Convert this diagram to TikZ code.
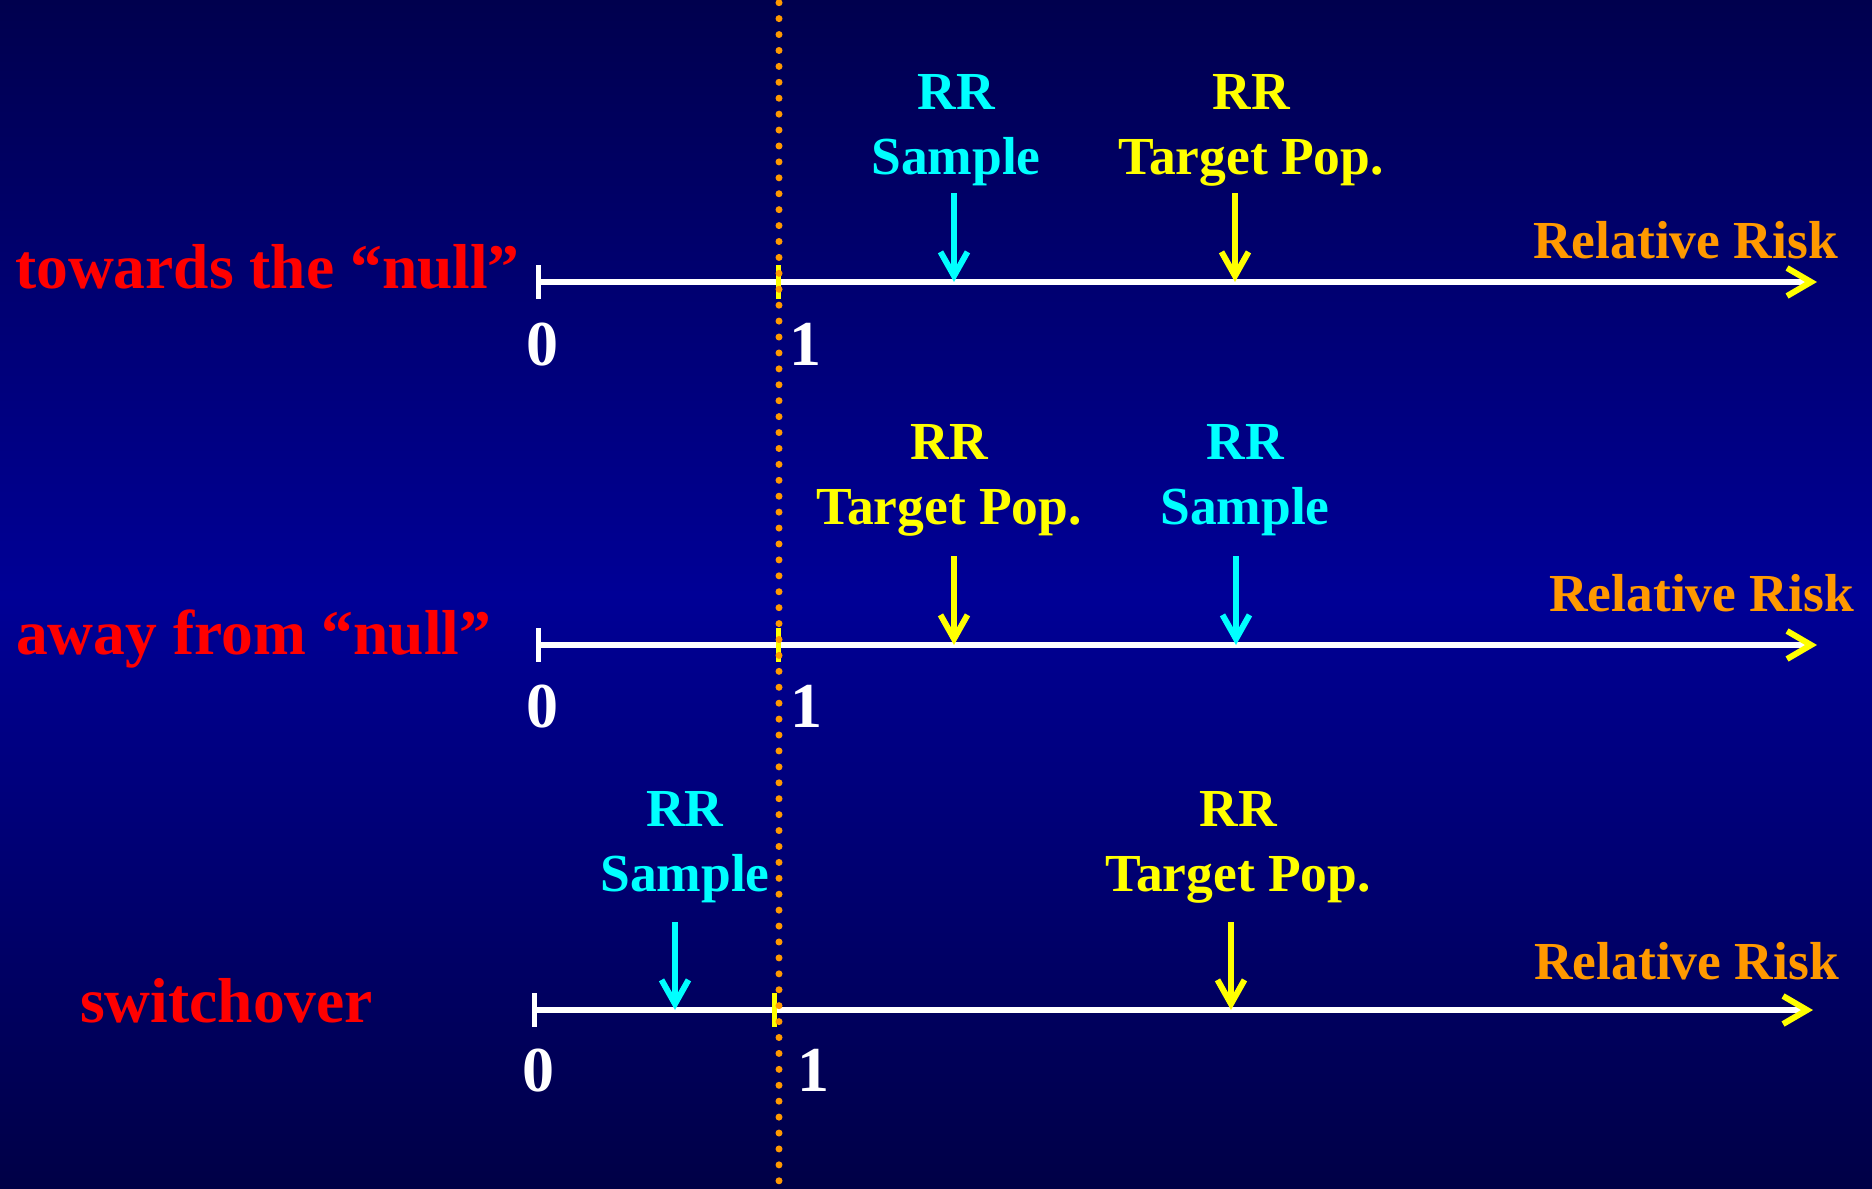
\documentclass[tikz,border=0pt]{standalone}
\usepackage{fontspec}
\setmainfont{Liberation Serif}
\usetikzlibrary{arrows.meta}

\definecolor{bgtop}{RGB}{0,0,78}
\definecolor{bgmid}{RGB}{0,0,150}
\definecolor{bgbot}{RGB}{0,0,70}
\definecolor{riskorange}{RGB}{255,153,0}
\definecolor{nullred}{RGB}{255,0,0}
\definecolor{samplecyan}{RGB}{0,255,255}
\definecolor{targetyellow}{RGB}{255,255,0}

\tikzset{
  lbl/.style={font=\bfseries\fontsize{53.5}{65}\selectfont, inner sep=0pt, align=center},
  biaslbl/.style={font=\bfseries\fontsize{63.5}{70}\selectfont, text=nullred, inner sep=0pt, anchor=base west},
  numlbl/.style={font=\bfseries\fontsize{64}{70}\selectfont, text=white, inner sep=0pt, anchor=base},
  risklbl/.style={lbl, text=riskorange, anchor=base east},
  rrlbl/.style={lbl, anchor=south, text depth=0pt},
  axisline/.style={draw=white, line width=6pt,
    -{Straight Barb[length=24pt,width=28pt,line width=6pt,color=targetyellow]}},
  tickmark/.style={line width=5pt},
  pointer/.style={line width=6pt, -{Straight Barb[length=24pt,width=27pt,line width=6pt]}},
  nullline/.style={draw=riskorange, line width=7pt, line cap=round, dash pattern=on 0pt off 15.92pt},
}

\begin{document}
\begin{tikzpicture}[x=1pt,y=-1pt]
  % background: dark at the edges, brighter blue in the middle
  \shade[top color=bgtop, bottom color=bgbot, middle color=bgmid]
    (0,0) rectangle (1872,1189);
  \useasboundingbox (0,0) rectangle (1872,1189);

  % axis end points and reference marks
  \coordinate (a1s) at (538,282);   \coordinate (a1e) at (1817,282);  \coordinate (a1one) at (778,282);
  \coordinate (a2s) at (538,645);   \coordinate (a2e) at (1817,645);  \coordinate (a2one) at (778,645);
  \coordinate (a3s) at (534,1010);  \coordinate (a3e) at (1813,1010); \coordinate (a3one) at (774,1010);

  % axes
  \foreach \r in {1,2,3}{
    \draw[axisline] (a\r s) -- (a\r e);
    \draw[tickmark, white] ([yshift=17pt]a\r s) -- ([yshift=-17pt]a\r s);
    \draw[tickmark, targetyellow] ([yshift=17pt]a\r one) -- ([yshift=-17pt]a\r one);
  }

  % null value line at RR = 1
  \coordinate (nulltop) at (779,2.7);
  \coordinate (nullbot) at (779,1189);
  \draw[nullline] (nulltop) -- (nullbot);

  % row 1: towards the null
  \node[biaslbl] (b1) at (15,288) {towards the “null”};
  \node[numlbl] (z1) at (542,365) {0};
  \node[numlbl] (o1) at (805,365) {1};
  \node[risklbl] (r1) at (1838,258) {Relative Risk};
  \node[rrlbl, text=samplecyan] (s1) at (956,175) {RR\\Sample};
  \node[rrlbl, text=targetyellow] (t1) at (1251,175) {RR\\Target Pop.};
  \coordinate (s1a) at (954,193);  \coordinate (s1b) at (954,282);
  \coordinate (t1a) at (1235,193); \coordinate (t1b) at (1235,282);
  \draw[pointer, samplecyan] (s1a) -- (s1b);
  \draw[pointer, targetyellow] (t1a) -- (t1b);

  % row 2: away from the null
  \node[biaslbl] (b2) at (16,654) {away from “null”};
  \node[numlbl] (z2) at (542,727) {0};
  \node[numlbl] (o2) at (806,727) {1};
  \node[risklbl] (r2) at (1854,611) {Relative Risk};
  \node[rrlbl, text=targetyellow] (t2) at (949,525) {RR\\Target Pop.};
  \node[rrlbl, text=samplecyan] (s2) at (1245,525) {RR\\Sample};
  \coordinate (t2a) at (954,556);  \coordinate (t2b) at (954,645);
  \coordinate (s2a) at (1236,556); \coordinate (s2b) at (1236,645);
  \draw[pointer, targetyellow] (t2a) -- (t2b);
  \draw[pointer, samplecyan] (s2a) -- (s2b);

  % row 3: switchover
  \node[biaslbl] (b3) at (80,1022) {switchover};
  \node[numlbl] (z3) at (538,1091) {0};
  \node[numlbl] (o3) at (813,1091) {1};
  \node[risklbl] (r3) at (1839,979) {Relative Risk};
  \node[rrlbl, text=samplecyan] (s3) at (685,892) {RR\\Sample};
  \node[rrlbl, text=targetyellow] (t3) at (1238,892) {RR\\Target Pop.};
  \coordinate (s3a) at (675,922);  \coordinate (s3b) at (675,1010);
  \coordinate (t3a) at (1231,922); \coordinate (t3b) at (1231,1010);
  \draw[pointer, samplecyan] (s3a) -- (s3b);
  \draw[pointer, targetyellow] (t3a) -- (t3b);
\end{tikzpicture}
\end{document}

_Requirement:_
Reproduce each line exactly, please, except for any pictures.

_Final result:_
Convert this diagram to TikZ code.
\documentclass[tikz,border=0pt]{standalone}
\usepackage{fontspec}
\setmainfont{Liberation Serif}
\usetikzlibrary{arrows.meta}

\definecolor{bgtop}{RGB}{0,0,78}
\definecolor{bgmid}{RGB}{0,0,150}
\definecolor{bgbot}{RGB}{0,0,70}
\definecolor{riskorange}{RGB}{255,153,0}
\definecolor{nullred}{RGB}{255,0,0}
\definecolor{samplecyan}{RGB}{0,255,255}
\definecolor{targetyellow}{RGB}{255,255,0}

\tikzset{
  lbl/.style={font=\bfseries\fontsize{53.5}{65}\selectfont, inner sep=0pt, align=center},
  biaslbl/.style={font=\bfseries\fontsize{63.5}{70}\selectfont, text=nullred, inner sep=0pt, anchor=base west},
  numlbl/.style={font=\bfseries\fontsize{64}{70}\selectfont, text=white, inner sep=0pt, anchor=base},
  risklbl/.style={lbl, text=riskorange, anchor=base east},
  rrlbl/.style={lbl, anchor=south, text depth=0pt},
  axisline/.style={draw=white, line width=6pt,
    -{Straight Barb[length=24pt,width=28pt,line width=6pt,color=targetyellow]}},
  tickmark/.style={line width=5pt},
  pointer/.style={line width=6pt, -{Straight Barb[length=24pt,width=27pt,line width=6pt]}},
  nullline/.style={draw=riskorange, line width=7pt, line cap=round, dash pattern=on 0pt off 15.92pt},
}

\begin{document}
\begin{tikzpicture}[x=1pt,y=-1pt]
  % background: dark at the edges, brighter blue in the middle
  \shade[top color=bgtop, bottom color=bgbot, middle color=bgmid]
    (0,0) rectangle (1872,1189);
  \useasboundingbox (0,0) rectangle (1872,1189);

  % axis end points and reference marks
  \coordinate (a1s) at (538,282);   \coordinate (a1e) at (1817,282);  \coordinate (a1one) at (778,282);
  \coordinate (a2s) at (538,645);   \coordinate (a2e) at (1817,645);  \coordinate (a2one) at (778,645);
  \coordinate (a3s) at (534,1010);  \coordinate (a3e) at (1813,1010); \coordinate (a3one) at (774,1010);

  % axes
  \foreach \r in {1,2,3}{
    \draw[axisline] (a\r s) -- (a\r e);
    \draw[tickmark, white] ([yshift=17pt]a\r s) -- ([yshift=-17pt]a\r s);
    \draw[tickmark, targetyellow] ([yshift=17pt]a\r one) -- ([yshift=-17pt]a\r one);
  }

  % null value line at RR = 1
  \coordinate (nulltop) at (779,2.7);
  \coordinate (nullbot) at (779,1189);
  \draw[nullline] (nulltop) -- (nullbot);

  % row 1: towards the null
  \node[biaslbl] (b1) at (15,288) {towards the “null”};
  \node[numlbl] (z1) at (542,365) {0};
  \node[numlbl] (o1) at (805,365) {1};
  \node[risklbl] (r1) at (1838,258) {Relative Risk};
  \node[rrlbl, text=samplecyan] (s1) at (956,175) {RR\\Sample};
  \node[rrlbl, text=targetyellow] (t1) at (1251,175) {RR\\Target Pop.};
  \coordinate (s1a) at (954,193);  \coordinate (s1b) at (954,282);
  \coordinate (t1a) at (1235,193); \coordinate (t1b) at (1235,282);
  \draw[pointer, samplecyan] (s1a) -- (s1b);
  \draw[pointer, targetyellow] (t1a) -- (t1b);

  % row 2: away from the null
  \node[biaslbl] (b2) at (16,654) {away from “null”};
  \node[numlbl] (z2) at (542,727) {0};
  \node[numlbl] (o2) at (806,727) {1};
  \node[risklbl] (r2) at (1854,611) {Relative Risk};
  \node[rrlbl, text=targetyellow] (t2) at (949,525) {RR\\Target Pop.};
  \node[rrlbl, text=samplecyan] (s2) at (1245,525) {RR\\Sample};
  \coordinate (t2a) at (954,556);  \coordinate (t2b) at (954,645);
  \coordinate (s2a) at (1236,556); \coordinate (s2b) at (1236,645);
  \draw[pointer, targetyellow] (t2a) -- (t2b);
  \draw[pointer, samplecyan] (s2a) -- (s2b);

  % row 3: switchover
  \node[biaslbl] (b3) at (80,1022) {switchover};
  \node[numlbl] (z3) at (538,1091) {0};
  \node[numlbl] (o3) at (813,1091) {1};
  \node[risklbl] (r3) at (1839,979) {Relative Risk};
  \node[rrlbl, text=samplecyan] (s3) at (685,892) {RR\\Sample};
  \node[rrlbl, text=targetyellow] (t3) at (1238,892) {RR\\Target Pop.};
  \coordinate (s3a) at (675,922);  \coordinate (s3b) at (675,1010);
  \coordinate (t3a) at (1231,922); \coordinate (t3b) at (1231,1010);
  \draw[pointer, samplecyan] (s3a) -- (s3b);
  \draw[pointer, targetyellow] (t3a) -- (t3b);
\end{tikzpicture}
\end{document}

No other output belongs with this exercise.